Strong economic data released on Wednesday, including growth and job numbers, led investors to scale back on hopes for Federal Reserve policy easing.
Consequently, volatility for the Bloomberg Dollar Spot Index rose to levels last seen in December 2022, indicating heightened market expectations for currency swings approaching the U.S. presidential election.
Michael Brown, a senior research strategist at Pepperstone Group Ltd., highlighted that the dollar’s resilience aligns with the “US exceptionalism” trend, which underpins the USD’s strength.
“In this environment, I would consider buying the dollar on any dips leading into the election,” he advised.
Treasuries and Rate Concerns
Treasury yields were steady, with the two-year Treasury yield, sensitive to interest-rate changes, hovering at a three-month high.
With the U.S. economy showing resilience, concerns are emerging over inflation resurgence, particularly if the upcoming election shifts economic policy.

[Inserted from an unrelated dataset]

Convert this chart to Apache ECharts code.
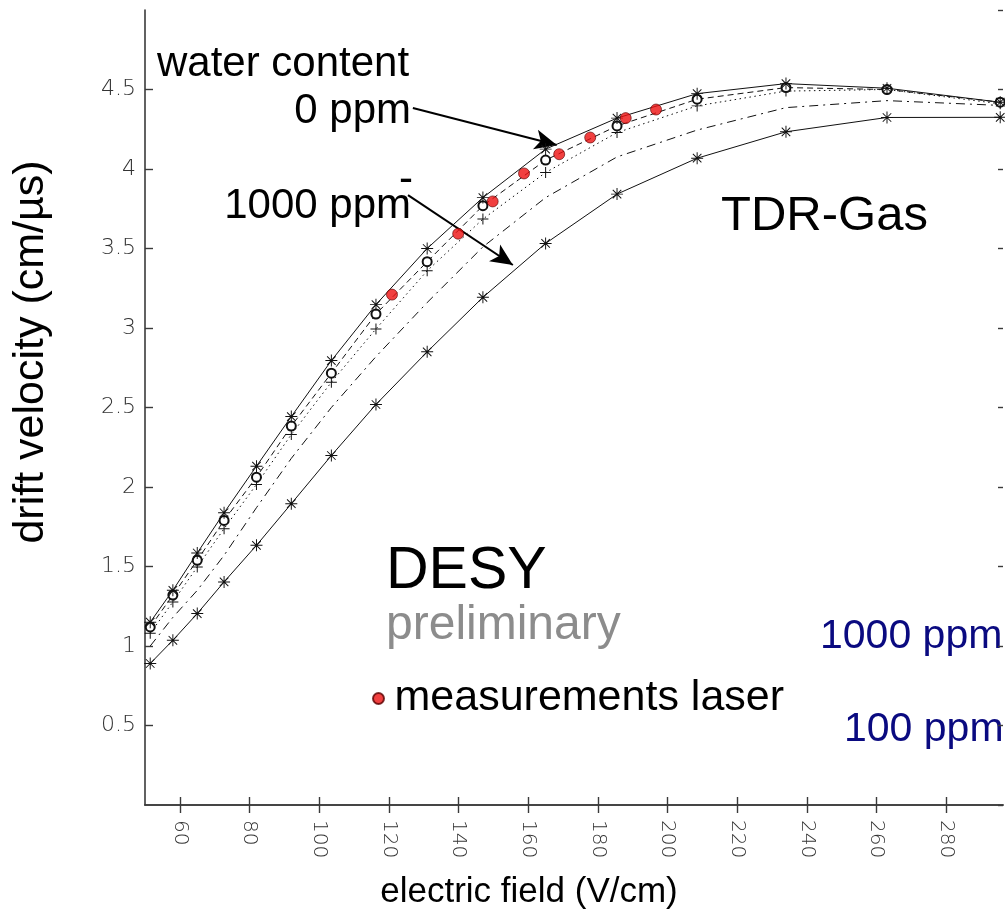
<!DOCTYPE html>
<html>
<head>
<meta charset="utf-8">
<script src="https://cdn.jsdelivr.net/npm/echarts@6/dist/echarts.min.js"></script>
<style>
  html, body { margin: 0; padding: 0; background: #ffffff; }
  #chart { width: 1005px; height: 919px; }
</style>
</head>
<body>
<div id="chart"></div>
<script>
// Electric field values (V/cm) at which the drift velocity curves were computed
const fieldValues = [51.5, 58, 65, 72.7, 82, 92, 103.5, 116.3, 131, 147, 165, 185.5, 208.5, 234, 263, 295.5];

// Simulated drift velocities (cm/µs), from dry gas (0 ppm) down to 1000 ppm water
const velocity0ppm     = [1.15, 1.35, 1.585, 1.838, 2.131, 2.443, 2.795, 3.147, 3.50, 3.82, 4.125, 4.32, 4.474, 4.537, 4.508, 4.42];
const velocityCircles  = [1.12, 1.32, 1.539, 1.79, 2.062, 2.383, 2.716, 3.088, 3.417, 3.769, 4.056, 4.271, 4.439, 4.512, 4.50, 4.42];
const velocityPlus     = [1.08, 1.277, 1.497, 1.738, 2.016, 2.33, 2.659, 2.994, 3.36, 3.685, 3.978, 4.229, 4.397, 4.49, 4.50, 4.41];
const velocityDashDot  = [1.0, 1.18, 1.35, 1.57, 1.87, 2.18, 2.50, 2.82, 3.16, 3.51, 3.82, 4.076, 4.245, 4.386, 4.43, 4.40];
const velocity1000ppm  = [0.89, 1.036, 1.204, 1.403, 1.633, 1.895, 2.198, 2.519, 2.85, 3.193, 3.532, 3.842, 4.068, 4.234, 4.324, 4.325];

// Laser measurements
const laserField    = [120.9, 139.9, 149.8, 158.8, 168.9, 177.8, 188, 196.7];
const laserVelocity = [3.21, 3.593, 3.796, 3.972, 4.093, 4.198, 4.32, 4.374];

// Axis ticks
const xRange = [50, 296.3];
const xTickValues = [60, 80, 100, 120, 140, 160, 180, 200, 220, 240, 260, 280];
const yRange = [0, 5];
const yStep = 0.5;

// Annotation arrows: [from, to] in (field, velocity)
const arrowTo0ppm    = [[126.9, 4.384], [168.2, 4.151]];
const arrowTo1000ppm = [[125.5, 3.836], [155.6, 3.396]];

const pairs = (xs, ys) => xs.map((x, i) => [x, ys[i]]);

// Marker shapes
const ASTERISK = 'path://M9.2,0 L10.8,0 L10.8,20 L9.2,20 Z M0,9.2 L20,9.2 L20,10.8 L0,10.8 Z ' +
  'M2.33,3.47 L3.47,2.33 L17.67,16.53 L16.53,17.67 Z M16.53,2.33 L17.67,3.47 L3.47,17.67 L2.33,16.53 Z';
const PLUS = 'path://M9.1,0 L10.9,0 L10.9,9.1 L20,9.1 L20,10.9 L10.9,10.9 L10.9,20 L9.1,20 L9.1,10.9 L0,10.9 L0,9.1 L9.1,9.1 Z';

const FONT = "'Liberation Sans', Arial, Helvetica, sans-serif";
const TICK_FONT = "'DejaVu Sans', sans-serif";
const AXIS_COLOR = '#3a3a3a';

function curve(name, ys, dash, symbol, size, z) {
  return {
    name, type: 'line', data: pairs(fieldValues, ys),
    symbol: symbol || 'none', symbolSize: size || 0,
    showSymbol: !!symbol, showAllSymbol: true,
    lineStyle: { color: '#111', width: 1, type: dash },
    itemStyle: symbol === 'emptyCircle'
      ? { color: '#111', borderColor: '#111', borderWidth: 1 }
      : { color: '#111', borderWidth: 0 },
    z: z, silent: true, animation: false
  };
}

const chart = echarts.init(document.getElementById('chart'), null, { renderer: 'canvas' });

const axisCommon = {
  type: 'value', min: xRange[0], max: xRange[1],
  axisLine: { show: true, lineStyle: { color: AXIS_COLOR, width: 1.6 } },
  axisTick: { show: true, inside: true, length: 8, customValues: xTickValues, lineStyle: { color: AXIS_COLOR, width: 1.4 } },
  splitLine: { show: false }
};

chart.setOption({
  animation: false,
  backgroundColor: '#ffffff',
  grid: { left: 145, right: 2, top: 10, bottom: 114, containLabel: false },
  xAxis: [
    Object.assign({}, axisCommon, {
      position: 'bottom',
      name: 'electric field (V/cm)',
      nameLocation: 'middle', nameGap: 70,
      nameTextStyle: { fontFamily: FONT, fontSize: 35, color: '#000', padding: [0, 90, 0, 0] },
      axisLabel: {
        show: true, customValues: xTickValues, rotate: -90, margin: 15,
        fontFamily: TICK_FONT, fontSize: 20, color: '#333', fontWeight: 300
      }
    }),
    Object.assign({}, axisCommon, {
      position: 'top',
      axisLabel: { show: false }
    })
  ],
  yAxis: [
    {
      type: 'value', min: yRange[0], max: yRange[1], interval: yStep, position: 'left',
      name: 'drift velocity (cm/µs)', nameLocation: 'middle', nameGap: 92,
      nameTextStyle: { fontFamily: FONT, fontSize: 43, color: '#000', padding: [0, 0, 0, 111] },
      axisLine: { show: true, lineStyle: { color: AXIS_COLOR, width: 1.6 } },
      axisTick: { show: true, inside: true, length: 8, lineStyle: { color: AXIS_COLOR, width: 1.4 } },
      axisLabel: {
        showMinLabel: false, showMaxLabel: false, margin: 9,
        fontFamily: TICK_FONT, fontSize: 22, color: '#333', fontWeight: 300
      },
      splitLine: { show: false }
    },
    {
      type: 'value', min: yRange[0], max: yRange[1], interval: yStep, position: 'right',
      axisLine: { show: false },
      axisTick: { show: true, inside: true, length: 5, lineStyle: { color: AXIS_COLOR, width: 1.4 } },
      axisLabel: { show: false },
      splitLine: { show: false }
    }
  ],
  legend: {
    data: [{ name: 'measurements laser', icon: 'circle' }],
    left: 372, top: 677, padding: 0,
    itemWidth: 22, itemHeight: 11,
    selectedMode: false,
    textStyle: { fontFamily: FONT, fontSize: 43, color: '#000' }
  },
  series: [
    curve('1000 ppm', velocity1000ppm, 'solid', ASTERISK, 12, 2),
    curve('dash-dot', velocityDashDot, [9, 5, 2, 5], null, 0, 3),
    curve('plus', velocityPlus, [1.5, 3.5], PLUS, 11, 4),
    curve('circles', velocityCircles, [6, 4], 'emptyCircle', 9, 5),
    curve('0 ppm', velocity0ppm, 'solid', ASTERISK, 12, 6),
    {
      name: 'measurements laser', type: 'scatter',
      data: pairs(laserField, laserVelocity),
      symbol: 'circle', symbolSize: 11,
      itemStyle: { color: '#ee1010', borderColor: '#5a0000', borderWidth: 0.8 },
      z: 10, silent: true, animation: false,
      markLine: {
        silent: true, animation: false,
        symbol: ['none', 'arrow'], symbolSize: [15, 22],
        label: { show: false },
        lineStyle: { color: '#000', width: 2, type: 'solid' },
        data: [
          [{ coord: arrowTo0ppm[0] }, { coord: arrowTo0ppm[1] }],
          [{ coord: arrowTo1000ppm[0] }, { coord: arrowTo1000ppm[1] }]
        ]
      }
    }
  ],
  graphic: [
    { type: 'text', x: 157, y: 64, style: { text: 'water content', font: `42px ${FONT}`, fill: '#000', textAlign: 'left', textVerticalAlign: 'middle' } },
    { type: 'text', x: 411, y: 111, style: { text: '0 ppm', font: `42px ${FONT}`, fill: '#000', textAlign: 'right', textVerticalAlign: 'middle' } },
    { type: 'text', x: 413, y: 180, style: { text: '-', font: `42px ${FONT}`, fill: '#000', textAlign: 'right', textVerticalAlign: 'middle' } },
    { type: 'text', x: 411, y: 206, style: { text: '1000 ppm', font: `42px ${FONT}`, fill: '#000', textAlign: 'right', textVerticalAlign: 'middle' } },
    { type: 'text', x: 721, y: 216, style: { text: 'TDR-Gas', font: `49px ${FONT}`, fill: '#000', textAlign: 'left', textVerticalAlign: 'middle' } },
    { type: 'text', x: 386, y: 572, style: { text: 'DESY', font: `59px ${FONT}`, fill: '#000', textAlign: 'left', textVerticalAlign: 'middle' } },
    { type: 'text', x: 386, y: 626, style: { text: 'preliminary', font: `48px ${FONT}`, fill: '#8c8c8c', textAlign: 'left', textVerticalAlign: 'middle' } },
    { type: 'text', x: 820, y: 637, style: { text: '1000 ppm', font: `41px ${FONT}`, fill: '#0a0a80', textAlign: 'left', textVerticalAlign: 'middle' } },
    { type: 'text', x: 844, y: 730, style: { text: '100 ppm', font: `41px ${FONT}`, fill: '#0a0a80', textAlign: 'left', textVerticalAlign: 'middle' } }
  ]
});
</script>
</body>
</html>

Daniel Yoo, head of asset allocation at Yuanta Securities, suggested that a change in the presidency could lead to inflationary pressures, possibly slowing or stalling anticipated rate cuts.
European Markets Slip as Bank Stocks Drag
European Banks and Bonds Under Pressure
The Stoxx Europe 600 index fell for a third consecutive day, on track for its largest monthly decline in a year.
BNP Paribas led the losses among European banks, sliding over 7% after weak third-quarter results.
Other banks, including BBVA, Banco Sabadell, and ING Groep, also recorded drops, while Societe Generale bucked the trend with an 11% jump after exceeding expectations.
European bond yields edged lower, influenced by euro-area inflation data that showed a faster-than-anticipated rise, suggesting the European Central Bank may maintain a gradual approach to rate cuts.
UK bond yields fell similarly as the UK government outlined substantial borrowing plans that could necessitate tighter monetary policies over the coming years.
Asian and Commodity Markets Update
Asia’s Mixed Performance and Oil’s Uptick
In Asia, major markets faced declines, led by Japan, Australia, and South Korea. The regional equity index is headed for its worst monthly performance since August 2023.
China’s manufacturing sector showed slight improvement, helping Hong Kong’s stocks rise, while mainland China posted mixed results.
Commodities also showed volatility; oil prices edged up, continuing gains from the previous session, while gold prices declined after hitting a new high earlier in the week.
The demand for gold remains high as investors seek safe assets amid the upcoming U.S. elections.
Conclusion
As earnings season progresses, investor sentiment is weighed down by tech giants’ increased spending, which has placed pressure on the Nasdaq Futures.
Global economic data and central bank strategies continue to shape financial markets, with inflation and interest rates remaining central concerns for investors.
European banks’ underperformance adds to the broader market pullback, while Asian markets struggle amid mixed manufacturing data.
In the near term, the market’s reaction to tech stock earnings and upcoming US elections will be key indicators of investor sentiment and market direction.